The concept of curvature is central to optics, governing how light interacts with mirrors and lenses. Understanding the “center of curvature” (CoC) is foundational to predicting the path light takes after reflection or refraction. This geometric reference point, labeled ‘C’ in ray diagrams, is fundamental for calculating image formation and designing optical instruments.
Defining the Center of Curvature
The center of curvature (CoC) is a geometric point defined by the shape of a curved optical surface, such as a spherical mirror or lens. To visualize this, imagine the curved surface is a slice taken from a much larger, hollow sphere of glass. The CoC is the exact center of that original, complete sphere.
This point ‘C’ is a stationary reference from which all points on the mirror’s surface are equidistant, much like the center of a circle is equidistant from its circumference. The center of curvature lies on the principal axis, which is the imaginary straight line passing through the geometric center of the mirror and the CoC. This definition applies whether the surface is a concave mirror, which curves inward, or a convex mirror, which bulges outward.
The location of the CoC relative to the mirror’s surface differs between the two types. For a concave mirror, the center of curvature is situated in front of the reflective surface, where light rays are present. Conversely, for a convex mirror, the CoC lies behind the reflective surface, meaning it is not accessible to incoming light. This geometric anchor point is the basis for determining the mirror’s ability to focus light.

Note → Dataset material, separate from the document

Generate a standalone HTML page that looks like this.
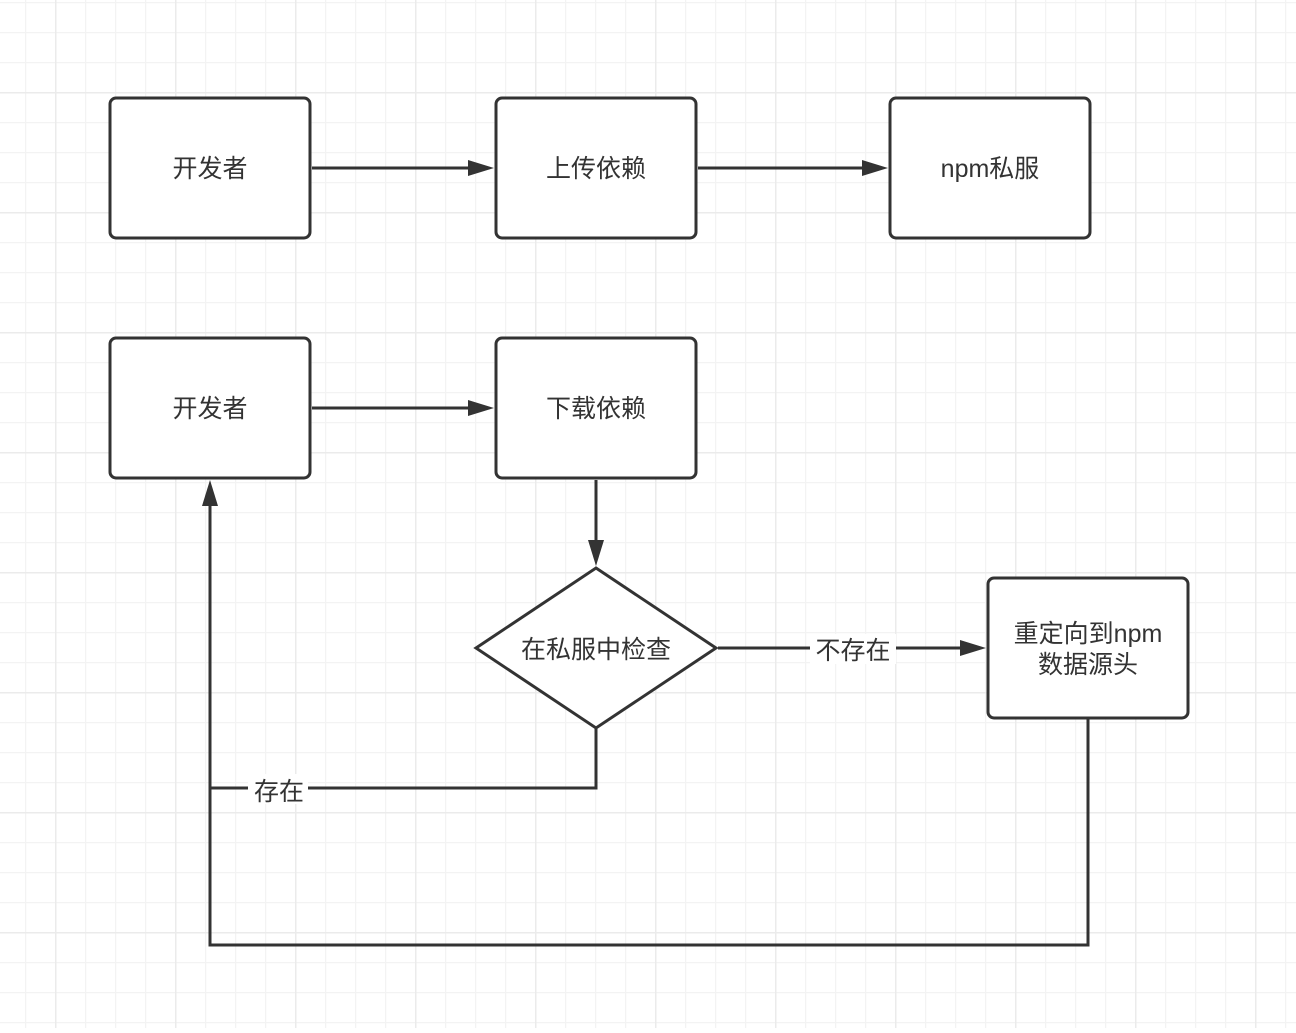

The Role of the Radius of Curvature
The physical distance associated with the center of curvature is the Radius of Curvature, denoted by ‘R’. This radius is the distance from the center of curvature (C) to the vertex of the mirror or lens, which is the geometric center point of the curved surface. The radius of curvature is the radius of the imaginary sphere from which the optical surface was cut.
The center of curvature is a specific point in space, while the radius of curvature is a specific distance. The magnitude of ‘R’ determines the tightness of the curve. A smaller value for ‘R’ indicates a more sharply curved surface, while a very large ‘R’ means the surface is nearly flat, approaching the geometry of a plane mirror. This distance ‘R’ is a fundamental parameter that links the mirror’s physical shape to its optical properties.
Center of Curvature in Optical Systems
The center of curvature plays a significant role in the practical application of optics, particularly in the study of ray tracing and image formation by spherical mirrors. One of the most important behaviors of light related to the CoC is that any light ray traveling along a path that passes through the center of curvature will strike the mirror surface perpendicularly. Since the angle of incidence is zero, the light ray will reflect directly back along the same path. This unique property makes the CoC an invaluable reference point for drawing ray diagrams to locate where an image will form.
The location of the center of curvature also defines the mirror type. For a concave mirror, the CoC is in front of the mirror, meaning light can physically pass through it. For a convex mirror, the CoC is a virtual point behind the surface. The CoC is directly linked to the focal point (F), the location where parallel light rays converge after reflection. The distance from the mirror’s vertex to the focal point, known as the focal length (f), is exactly half the radius of curvature (R), a relationship expressed by the formula \(f = R/2\). This relationship establishes the center of curvature as a primary determinant of a mirror’s focusing power.